O entendimento entre os Estados Unidos e a China sobre a suspensão parcial de tarifas não representa apenas um gesto de cooperação comercial. É muito mais do que isso. Trata-se de um passo determinante na definição de estratégias distintas para a reorganização da economia global. Donald Trump e Xi Jinping procuram reforçar a influência económica e geopolítica, mas com abordagens diferentes.
Do lado norte-americano, Trump mantém a política de “tarifas recíprocas”, enquadrada numa lógica que combina inflação controlada com redistribuição regressiva. A política tarifária permite criar um ambiente em que determinados setores conseguem aumentar margens de lucro. Este efeito resulta da capacidade de transferência de custos para os consumidores. Em termos macroeconómicos, trata-se de uma abordagem que beneficia empresas com maior poder de mercado, mesmo que implique custos sociais para as classes com menor rendimento disponível.
A suspensão das tarifas por 90 dias não indica um recuo na política comercial dos Estados Unidos. Trata-se de uma medida tática, orientada para estabilizar os mercados, estimular bolsas de valores, calibrar a inflação e criar margem de manobra negocial com parceiros estratégicos, incluindo o Reino Unido e países do Golfo Pérsico. Nestes países, Trump procura garantir investimentos em setores como a energia e a tecnologia. O objetivo é reforçar alianças que contrariem o avanço económico da China nestas geografias.
Xi Jinping, por outro lado, tem centrado a sua atenção na América Latina e nas Caraíbas. O anúncio de uma nova linha de crédito de 9 mil milhões de dólares, feito na cimeira China-CELAC (Comunidade de Estados Latino-Americanos e Caribenhos), insere-se numa estratégia mais alargada de internacionalização do yuan e de consolidação da China como parceiro económico preferencial. O objetivo principal é reduzir a influência tradicional dos Estados Unidos na região e fomentar o comércio em moeda chinesa.

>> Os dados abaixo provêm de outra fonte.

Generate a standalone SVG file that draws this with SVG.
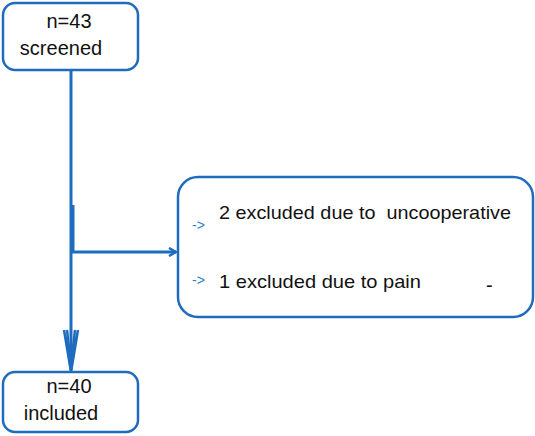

Enquanto os Estados Unidos utilizam a política tarifária e a diplomacia comercial para garantir vantagens imediatas em setores estratégicos, a China aposta numa abordagem baseada em investimentos estatais, crédito externo e acordos bilaterais. Os dois países procuram aumentar a dependência estrutural de países terceiros às respetivas economias.
A coincidência entre a suspensão das tarifas e o reforço da presença chinesa na América Latina não é casual. A China reforça as suas relações comerciais com o Brasil e outros países latino-americanos, aumentando a compra de bens agrícolas e promovendo o uso do yuan em transações internacionais. Esta estratégia responde à crescente desconfiança de várias economias emergentes face às instituições financeiras ocidentais.
Do lado americano, o acordo com a China também não ocorre nesta fase por mero acaso. A visita de Trump à Arábia Saudita, Emirados Árabes Unidos e Qatar, acompanhada de propostas de investimento e flexibilização de restrições tecnológicas, é estrategicamente muito relevante. Através de concessões como o fornecimento de semicondutores, o governo norte-americano tenta recuperar influência nestes países e conter o avanço do eixo China-Rússia-Irão.
O alívio tarifário de 90 dias permite uma estabilização temporária e conjuntural interessante para as duas partes, mas não altera a natureza competitiva da relação bilateral. A trégua atual permite a ambos os países consolidar posições em diferentes regiões do mundo, mantendo as suas estratégias em curso para influenciar os principais vetores da ordem económica internacional.
Portanto, nesta fase, China e Estados Unidos ajustam as suas ações com base em interesses estratégicos. A interdependência económica entre Estados Unidos e China pode ir adiando uma rotura completa, mas jamais será suficiente para evitar a disputa pela liderança global.